Written task: Look for the line containing "Rebuild this chart" and the line containing "last = len(categories) - 1"; retype them and all lines between, exactly, and leave out the pictures.

-- Start --

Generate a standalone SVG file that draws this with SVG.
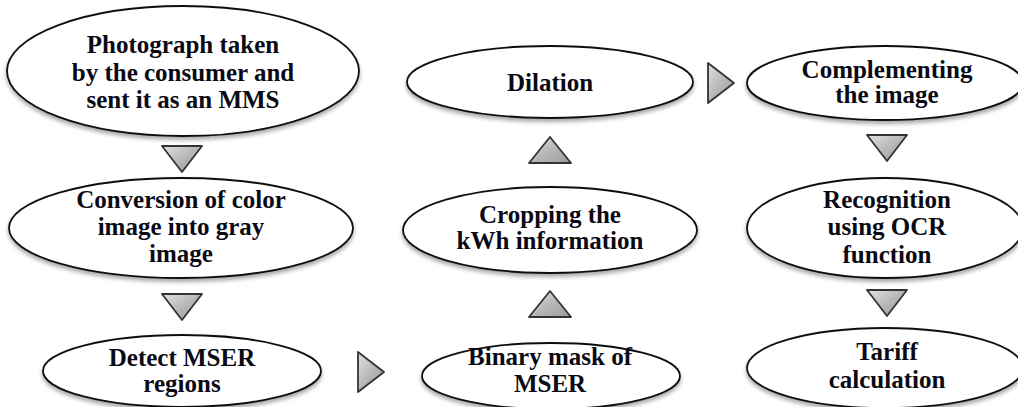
<svg xmlns="http://www.w3.org/2000/svg" width="1018" height="407" viewBox="0 0 1018 407">
  <defs>
    <filter id="shadow" x="-10%" y="-20%" width="120%" height="150%">
      <feGaussianBlur in="SourceAlpha" stdDeviation="2"/>
      <feOffset dx="0" dy="3"/>
      <feComponentTransfer><feFuncA type="linear" slope="0.35"/></feComponentTransfer>
      <feMerge><feMergeNode/><feMergeNode in="SourceGraphic"/></feMerge>
    </filter>
    <linearGradient id="arrowFill" x1="0" y1="0" x2="1" y2="1">
      <stop offset="0" stop-color="#e2e2e2"/>
      <stop offset="0.5" stop-color="#b8b8b8"/>
      <stop offset="1" stop-color="#9a9a9a"/>
    </linearGradient>
    <!-- block arrow shapes, centred on the origin -->
    <path id="tri-down" d="M-20,-13 L20,-13 L0,13 Z"/>
    <path id="tri-up" d="M-21,13 L21,13 L0,-13 Z"/>
    <path id="tri-right" d="M-13,-20 L13,0 L-13,20 Z"/>
  </defs>
  <style>
    .node ellipse { fill: #ffffff; stroke: #111111; stroke-width: 1.8; filter: url(#shadow); }
    .node text { font-family: "Liberation Serif", "Times New Roman", serif; font-weight: bold; font-size: 25px; fill: #0a0a14; text-anchor: middle; }
    .arrow { fill: url(#arrowFill); stroke: #333333; stroke-width: 1.8; stroke-linejoin: round; }
  </style>

  <rect width="1018" height="407" fill="#ffffff"/>

  <g id="connectors">
    <use href="#tri-down" class="arrow" x="182" y="159"/>
    <use href="#tri-down" class="arrow" x="182" y="307"/>
    <use href="#tri-right" class="arrow" x="371" y="372"/>
    <use href="#tri-up" class="arrow" x="550" y="304"/>
    <use href="#tri-up" class="arrow" x="550" y="150"/>
    <use href="#tri-right" class="arrow" x="721" y="83"/>
    <use href="#tri-down" class="arrow" x="887" y="148"/>
    <use href="#tri-down" class="arrow" x="887" y="303"/>
  </g>

  <g id="node-photograph" class="node">
    <ellipse cx="183" cy="71" rx="176" ry="65"/>
    <text x="183" y="53">Photograph taken</text>
    <text x="183" y="81">by the consumer and</text>
    <text x="183" y="108">sent it as an MMS</text>
  </g>

  <g id="node-conversion" class="node">
    <ellipse cx="181" cy="228" rx="172" ry="50"/>
    <text x="181" y="208">Conversion of color</text>
    <text x="181" y="235">image into gray</text>
    <text x="181" y="262">image</text>
  </g>

  <g id="node-detect" class="node">
    <ellipse cx="182" cy="371" rx="139" ry="36"/>
    <text x="182" y="366">Detect MSER</text>
    <text x="182" y="392">regions</text>
  </g>

  <g id="node-binary" class="node">
    <ellipse cx="551" cy="376" rx="129" ry="33"/>
    <text x="550" y="365">Binary mask of</text>
    <text x="550" y="392">MSER</text>
  </g>

  <g id="node-cropping" class="node">
    <ellipse cx="550" cy="230" rx="147" ry="43"/>
    <text x="550" y="223">Cropping the</text>
    <text x="550" y="249">kWh information</text>
  </g>

  <g id="node-dilation" class="node">
    <ellipse cx="550" cy="82" rx="143" ry="36"/>
    <text x="550" y="91">Dilation</text>
  </g>

  <g id="node-complementing" class="node">
    <ellipse cx="885" cy="83" rx="138" ry="37"/>
    <text x="887" y="78">Complementing</text>
    <text x="887" y="103">the image</text>
  </g>

  <g id="node-recognition" class="node">
    <ellipse cx="885" cy="228" rx="138" ry="50"/>
    <text x="887" y="208">Recognition</text>
    <text x="887" y="235">using OCR</text>
    <text x="887" y="263">function</text>
  </g>

  <g id="node-tariff" class="node">
    <ellipse cx="885" cy="368" rx="138" ry="40"/>
    <text x="887" y="360">Tariff</text>
    <text x="887" y="388">calculation</text>
  </g>
</svg>
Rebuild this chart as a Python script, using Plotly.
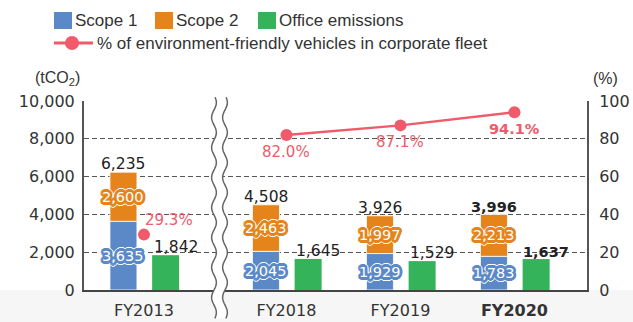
import math
import plotly.graph_objects as go

# ---- data ---------------------------------------------------------------
categories = ["FY2013", "FY2018", "FY2019", "FY2020"]
scope1 = [3635, 2045, 1929, 1783]
scope2 = [2600, 2463, 1997, 2213]
office = [1842, 1645, 1529, 1637]
eco_share = [29.3, 82.0, 87.1, 94.1]          # % of environment-friendly vehicles
emis_ticks = [0, 2000, 4000, 6000, 8000, 10000]
share_ticks = [0, 20, 40, 60, 80, 100]

totals = [a + b for a, b in zip(scope1, scope2)]

# ---- styling / layout ---------------------------------------------------
BLUE, ORANGE, GREEN, RED = "#5b89c8", "#e4841b", "#35b35a", "#f05a6a"
INK, GRID = "#333333", "#555555"
NUM_FONT = "DejaVu Sans"
TXT_FONT = "Liberation Sans"

W, H = 633, 322
ML, MR, MT, MB = 84, 46, 101, 32
PW, PH = W - ML - MR, H - MT - MB

group_x = [0.0, 1.25, 2.25, 3.25]     # FY2013 sits left of the axis break
x_lo = -0.526
x_hi = x_lo + PW / 114.0
bar_w = 0.237
stack_x = [g - 0.18 for g in group_x]
office_x = [g + 0.19 for g in group_x]
last = len(categories) - 1


def halo(color, r1=2.6, r2=3.8, n=18):
    """CSS text-shadow giving a coloured outline plus a thin white rim."""
    parts = []
    for r, c in ((r1, color), (r2, "#ffffff")):
        for k in range(n):
            a = 2 * math.pi * k / n
            parts.append(f"{r * math.cos(a):.2f}px {r * math.sin(a):.2f}px 0 {c}")
    return ", ".join(parts)


def px_x(x):  # pixel -> paper
    return (x - ML) / PW


def px_y(y):
    return (H - MB - y) / PH


fig = go.Figure()

fig.add_trace(go.Bar(x=stack_x, y=scope1, width=bar_w, name="Scope 1",
                     marker=dict(color=BLUE, line=dict(color="white", width=0.8))))
fig.add_trace(go.Bar(x=stack_x, y=scope2, base=scope1, width=bar_w, name="Scope 2",
                     marker=dict(color=ORANGE, line=dict(color="white", width=0.8))))
fig.add_trace(go.Bar(x=office_x, y=office, width=bar_w, name="Office emissions",
                     marker=dict(color=GREEN, line=dict(width=0))))

# share of eco vehicles: FY2013 stands alone, FY2018-2020 joined by a line
fig.add_trace(go.Scatter(x=group_x[:1], y=eco_share[:1], yaxis="y2", mode="markers",
                         marker=dict(color=RED, size=12), showlegend=False))
fig.add_trace(go.Scatter(x=group_x[1:], y=eco_share[1:], yaxis="y2", mode="lines+markers",
                         line=dict(color=RED, width=2.5), marker=dict(color=RED, size=12),
                         name="% of environment-friendly vehicles in corporate fleet"))

ann = []
for i in range(len(categories)):
    bold = i == last
    # totals above stacked bar
    ann.append(dict(x=stack_x[i], y=totals[i], xref="x", yref="y", yanchor="bottom",
                    yshift=-3, showarrow=False,
                    text=f"<b>{totals[i]:,}</b>" if bold else f"{totals[i]:,}",
                    font=dict(family=NUM_FONT, size=14.5 if bold else 15.5, color="#222")))
    # office emissions above green bar
    ann.append(dict(x=office_x[i], y=office[i], xref="x", yref="y", yanchor="bottom",
                    xshift=10, yshift=-3, showarrow=False,
                    text=f"<b>{office[i]:,}</b>" if bold else f"{office[i]:,}",
                    font=dict(family=NUM_FONT, size=14.5 if bold else 15.5, color="#222")))
    # segment labels inside the stack
    ann.append(dict(x=stack_x[i], y=scope1[i] / 2, xref="x", yref="y", showarrow=False,
                    yanchor="middle", text=f"{scope1[i]:,}",
                    font=dict(family=NUM_FONT, size=14.5, color="white", shadow=halo(BLUE))))
    ann.append(dict(x=stack_x[i], y=scope1[i] + scope2[i] / 2, xref="x", yref="y",
                    yanchor="middle", showarrow=False, text=f"{scope2[i]:,}",
                    font=dict(family=NUM_FONT, size=14.5, color="white", shadow=halo(ORANGE))))
    # vehicle share labels
    if i == 0:
        pos = dict(xshift=25, yshift=15)
    else:
        pos = dict(yshift=-17)
    ann.append(dict(x=group_x[i], y=eco_share[i], xref="x", yref="y2", showarrow=False,
                    yanchor="middle",
                    text=f"<b>{eco_share[i]:.1f}%</b>" if bold else f"{eco_share[i]:.1f}%",
                    font=dict(family=NUM_FONT, size=14.5 if bold else 15, color=RED), **pos))

# axis unit labels
ann.append(dict(x=px_x(57), y=px_y(78), xref="paper", yref="paper", showarrow=False,
                xanchor="center", yanchor="middle",
                text="(tCO<sub>2</sub>)", font=dict(family=TXT_FONT, size=16, color=INK)))
ann.append(dict(x=px_x(605), y=px_y(78), xref="paper", yref="paper", showarrow=False,
                xanchor="center", yanchor="middle",
                text="(%)", font=dict(family=TXT_FONT, size=16, color=INK)))

# legend (hand laid out in two rows)
shapes = []
legend_rows = [
    (54, "Scope 1", BLUE), (155, "Scope 2", ORANGE), (258, "Office emissions", GREEN),
]
for x0, label, col in legend_rows:
    shapes.append(dict(type="rect", xref="paper", yref="paper", layer="above",
                       x0=px_x(x0), x1=px_x(x0 + 18), y0=px_y(29), y1=px_y(12),
                       fillcolor=col, line=dict(width=0)))
    ann.append(dict(x=px_x(x0 + 19), y=px_y(20.5), xref="paper", yref="paper",
                    xanchor="left", yanchor="middle", showarrow=False, text=label,
                    font=dict(family=TXT_FONT, size=17, color=INK)))
shapes.append(dict(type="line", xref="paper", yref="paper", layer="above",
                   x0=px_x(54), x1=px_x(93), y0=px_y(43), y1=px_y(43),
                   line=dict(color=RED, width=3)))
shapes.append(dict(type="circle", xref="paper", yref="paper", layer="above",
                   x0=px_x(65), x1=px_x(79), y0=px_y(50), y1=px_y(36),
                   fillcolor=RED, line=dict(width=0)))
ann.append(dict(x=px_x(95), y=px_y(43.5), xref="paper", yref="paper", xanchor="left",
                yanchor="middle", showarrow=False,
                text="% of environment-friendly vehicles in corporate fleet",
                font=dict(family=TXT_FONT, size=17, color=INK)))

# light band under the category axis
shapes.append(dict(type="rect", xref="paper", yref="paper", layer="below",
                   x0=-ML / PW, x1=1 + MR / PW, y0=-MB / PH - 0.01, y1=0,
                   fillcolor="#f6f6f6", line=dict(width=0)))

# axis break between FY2013 and FY2018
brk = group_x[0] + 0.53 * (group_x[1] - group_x[0])
bx = (brk - x_lo) / (x_hi - x_lo)
half_gap = 5.5 / PW
amp = 2.4 / PW
wave = 30.0 / PH
ys = [1.02 - k * 0.01 for k in range(0, 121)]
ys = [y for y in ys if y >= -0.15]


def wavy(offset):
    return [(bx + offset + amp * math.sin(2 * math.pi * y / wave), y) for y in ys]


left_pts, right_pts = wavy(-half_gap), wavy(half_gap)
fill_path = "M" + " L".join(f"{x:.5f},{y:.5f}" for x, y in left_pts + right_pts[::-1]) + " Z"
shapes.append(dict(type="path", xref="paper", yref="paper", layer="above", path=fill_path,
                   fillcolor="white", line=dict(width=0)))
for pts in (left_pts, right_pts):
    shapes.append(dict(type="path", xref="paper", yref="paper", layer="above",
                       path="M" + " L".join(f"{x:.5f},{y:.5f}" for x, y in pts),
                       line=dict(color="#666666", width=1.5)))

ticktext = [f"<b>{c}</b>" if i == last else c for i, c in enumerate(categories)]

fig.update_layout(
    width=W, height=H,
    margin=dict(l=ML, r=MR, t=MT, b=MB, pad=0, autoexpand=False),
    paper_bgcolor="white", plot_bgcolor="white",
    barmode="overlay", showlegend=False,
    xaxis=dict(range=[x_lo, x_hi], tickvals=group_x, ticktext=ticktext, ticks="",
               showgrid=False, zeroline=False, showline=True, linecolor="#444",
               linewidth=2, tickfont=dict(family=NUM_FONT, size=16, color=INK),
               ticklabelstandoff=5, automargin=False, fixedrange=True),
    yaxis=dict(range=[0, 10000], tickvals=emis_ticks, tickformat=",", ticks="",
               showgrid=True, gridcolor=GRID, gridwidth=1, griddash="5px,3px",
               zeroline=False, showline=True, linecolor="#555", linewidth=2,
               tickfont=dict(family=NUM_FONT, size=16, color=INK),
               ticklabelstandoff=4, automargin=False, fixedrange=True),
    yaxis2=dict(range=[0, 100], tickvals=share_ticks, overlaying="y", side="right",
                ticks="", showgrid=False, zeroline=False, showline=True,
                linecolor="#555", linewidth=2,
                tickfont=dict(family=NUM_FONT, size=16, color=INK),
                ticklabelstandoff=7, automargin=False, fixedrange=True),
    annotations=ann, shapes=shapes,
)

fig.write_html("out.html", config={"displayModeBar": False})
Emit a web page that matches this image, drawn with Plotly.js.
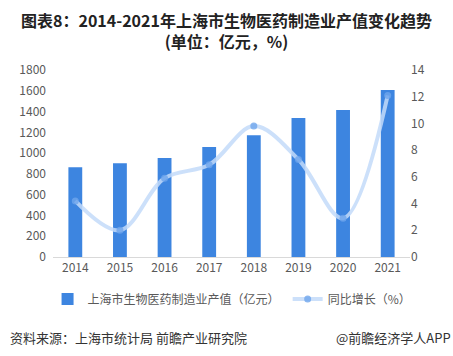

-- End --

Result for this exercise:
Rebuild this chart as a Python script, using Plotly.
import math
import plotly.graph_objects as go

# ---- data ---------------------------------------------------------------
categories = ["FY2013", "FY2018", "FY2019", "FY2020"]
scope1 = [3635, 2045, 1929, 1783]
scope2 = [2600, 2463, 1997, 2213]
office = [1842, 1645, 1529, 1637]
eco_share = [29.3, 82.0, 87.1, 94.1]          # % of environment-friendly vehicles
emis_ticks = [0, 2000, 4000, 6000, 8000, 10000]
share_ticks = [0, 20, 40, 60, 80, 100]

totals = [a + b for a, b in zip(scope1, scope2)]

# ---- styling / layout ---------------------------------------------------
BLUE, ORANGE, GREEN, RED = "#5b89c8", "#e4841b", "#35b35a", "#f05a6a"
INK, GRID = "#333333", "#555555"
NUM_FONT = "DejaVu Sans"
TXT_FONT = "Liberation Sans"

W, H = 633, 322
ML, MR, MT, MB = 84, 46, 101, 32
PW, PH = W - ML - MR, H - MT - MB

group_x = [0.0, 1.25, 2.25, 3.25]     # FY2013 sits left of the axis break
x_lo = -0.526
x_hi = x_lo + PW / 114.0
bar_w = 0.237
stack_x = [g - 0.18 for g in group_x]
office_x = [g + 0.19 for g in group_x]
last = len(categories) - 1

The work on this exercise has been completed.